Today, the U.S. Preventive Services Task Force (USPSTF) published a final recommendation statement on screening for lung cancer in people who do not have signs or symptoms. Based on the evidence, the USPSTF recommends yearly screening using a low-dose computed tomography (CT) scan for people aged 50 to 80 who are at high risk for lung cancer because of their smoking history. This is a B recommendation, meaning that the USPSTF recommends the service and that there is high certainty that the net benefit is moderate or there is moderate certainty that the net benefit is moderate to substantial.
The Task Force’s final recommendation statement and corresponding evidence summary and modeling studies have been published by Jonas et al in JAMA, as well as on the Task Force website. A draft version of the recommendation statement, evidence review, and modeling studies were available for public comment from July 7 to August 3, 2020.
Smoking is the leading cause of lung cancer, and more than 200,000 people are diagnosed with the disease each year. In this final recommendation, the USPSTF has made two changes that will nearly double the number of people eligible for lung cancer screening: first, the Task Force now recommends that people start screening at age 50, rather than 55; second, this recommendation reduces the pack-years of smoking history that make someone eligible for screening from 30 pack-years to 20. The Task Force stresses that the best way of reducing a person’s risk of dying of lung cancer is to quit smoking, and if they have already quit, to continue to stay smoke-free.

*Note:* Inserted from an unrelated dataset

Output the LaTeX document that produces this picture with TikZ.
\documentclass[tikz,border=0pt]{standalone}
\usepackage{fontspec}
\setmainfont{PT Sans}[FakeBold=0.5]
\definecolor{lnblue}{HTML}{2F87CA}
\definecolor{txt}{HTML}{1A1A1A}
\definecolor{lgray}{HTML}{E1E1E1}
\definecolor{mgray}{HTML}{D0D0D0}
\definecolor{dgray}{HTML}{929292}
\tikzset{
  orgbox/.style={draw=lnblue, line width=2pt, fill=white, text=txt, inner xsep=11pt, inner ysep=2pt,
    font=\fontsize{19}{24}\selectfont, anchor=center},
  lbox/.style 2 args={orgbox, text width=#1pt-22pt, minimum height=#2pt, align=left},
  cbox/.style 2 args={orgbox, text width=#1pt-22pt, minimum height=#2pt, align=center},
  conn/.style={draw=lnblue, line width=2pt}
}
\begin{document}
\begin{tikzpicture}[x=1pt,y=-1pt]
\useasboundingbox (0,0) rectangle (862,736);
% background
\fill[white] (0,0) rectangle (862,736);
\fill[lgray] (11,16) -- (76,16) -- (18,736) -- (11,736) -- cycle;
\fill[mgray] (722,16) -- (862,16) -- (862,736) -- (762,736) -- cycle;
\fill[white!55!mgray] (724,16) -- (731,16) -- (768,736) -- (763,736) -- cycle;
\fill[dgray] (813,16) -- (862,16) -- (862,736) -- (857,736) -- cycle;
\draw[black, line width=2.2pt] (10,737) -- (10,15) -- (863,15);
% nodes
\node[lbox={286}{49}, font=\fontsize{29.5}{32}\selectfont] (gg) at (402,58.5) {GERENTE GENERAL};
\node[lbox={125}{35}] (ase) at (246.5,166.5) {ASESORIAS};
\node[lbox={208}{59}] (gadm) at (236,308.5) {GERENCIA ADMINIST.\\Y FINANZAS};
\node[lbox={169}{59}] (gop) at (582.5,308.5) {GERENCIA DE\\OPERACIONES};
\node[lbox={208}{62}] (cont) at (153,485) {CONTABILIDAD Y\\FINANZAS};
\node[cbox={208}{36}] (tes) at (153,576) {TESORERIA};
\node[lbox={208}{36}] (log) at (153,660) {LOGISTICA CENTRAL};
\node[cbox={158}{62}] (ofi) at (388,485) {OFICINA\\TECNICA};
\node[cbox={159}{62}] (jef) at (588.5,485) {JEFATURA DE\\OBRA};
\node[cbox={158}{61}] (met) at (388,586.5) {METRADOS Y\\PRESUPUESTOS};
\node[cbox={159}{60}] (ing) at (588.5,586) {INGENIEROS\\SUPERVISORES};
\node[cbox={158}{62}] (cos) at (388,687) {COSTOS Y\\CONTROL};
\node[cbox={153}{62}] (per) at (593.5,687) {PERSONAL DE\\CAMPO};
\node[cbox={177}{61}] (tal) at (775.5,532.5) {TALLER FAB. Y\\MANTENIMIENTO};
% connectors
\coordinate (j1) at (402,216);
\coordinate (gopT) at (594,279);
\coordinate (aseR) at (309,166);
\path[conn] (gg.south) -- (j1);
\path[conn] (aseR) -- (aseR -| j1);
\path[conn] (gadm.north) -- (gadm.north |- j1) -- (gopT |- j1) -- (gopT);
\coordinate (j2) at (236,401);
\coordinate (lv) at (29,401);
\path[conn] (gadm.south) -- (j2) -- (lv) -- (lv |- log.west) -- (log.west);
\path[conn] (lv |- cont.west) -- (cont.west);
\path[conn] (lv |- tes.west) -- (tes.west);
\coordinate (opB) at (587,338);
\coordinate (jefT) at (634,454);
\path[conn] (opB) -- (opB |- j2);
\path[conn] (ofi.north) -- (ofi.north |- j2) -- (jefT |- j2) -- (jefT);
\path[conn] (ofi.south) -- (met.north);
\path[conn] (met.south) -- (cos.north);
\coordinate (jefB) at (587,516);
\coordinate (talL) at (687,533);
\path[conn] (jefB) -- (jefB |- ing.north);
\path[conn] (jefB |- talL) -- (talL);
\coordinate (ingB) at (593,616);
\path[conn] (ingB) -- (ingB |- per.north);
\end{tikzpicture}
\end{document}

Candidates for screening are people between age 50 and 80 who have smoked at least 20 pack-years over their lifetime, and still smoke or have quit smoking within the last 15 years. A pack-year is a way of calculating how much a person has smoked; one pack-year is the equivalent of smoking an average of 20 cigarettes (or one pack) per day for a year. People between age 50 and 80 who are current or former smokers should talk to their doctor about whether they are at high risk for lung cancer. If they are, they should discuss the benefits and harms of screening so they can determine whether screening for lung cancer is right for them.
Michael J. Barry, MD
“The Task Force reviewed new evidence that shows screening can help many more people who are at high risk for lung cancer,” said USPSTF member Michael J. Barry, MD, Director of the Informed Medical Decisions Program in the Health Decision Sciences Center at Massachusetts General Hospital, Professor of Medicine at Harvard Medical School, and a clinician at Massachusetts General Hospital. “By screening people who are younger and who have smoked fewer cigarettes, we can save more lives and help people remain healthy longer.”
By expanding who is eligible for screening, the changes to this recommendation will be especially helpful to Black people and to women. Data shows that both groups tend to smoke fewer cigarettes than White men. Data also shows that Black people have a higher risk of lung cancer than White people. These changes will mean that many more Black people and women who smoke will be eligible for this potentially life-saving screening.
John B. Wong, MD
“The changes to this recommendation mean more Black people and women are now eligible for lung cancer screening, which is a step in the right direction,” said USPSTF member John B. Wong, MD, Chief Scientific Officer, Vice Chair for Clinical Affairs, Chief of the Division of Clinical Decision Making, and a primary care clinician in the Department of Medicine at Tufts Medical Center. Dr. Wong is also Director of Comparative Effectiveness Research for the Tufts Clinical Translational Science Institute and a Professor of Medicine at Tufts University School of Medicine and the Tufts University School of Graduate Biomedical Sciences.
“However, to save more lives and ensure that everyone who would benefit is screened, it is critical that screening is implemented broadly and equitably,” added Dr. Wong.
The USPSTF is an independent, volunteer panel of national experts in prevention and evidence-based medicine that works to improve the health of all Americans by making evidence-based recommendations about clinical preventive services such as screenings, counseling services, and preventive medications.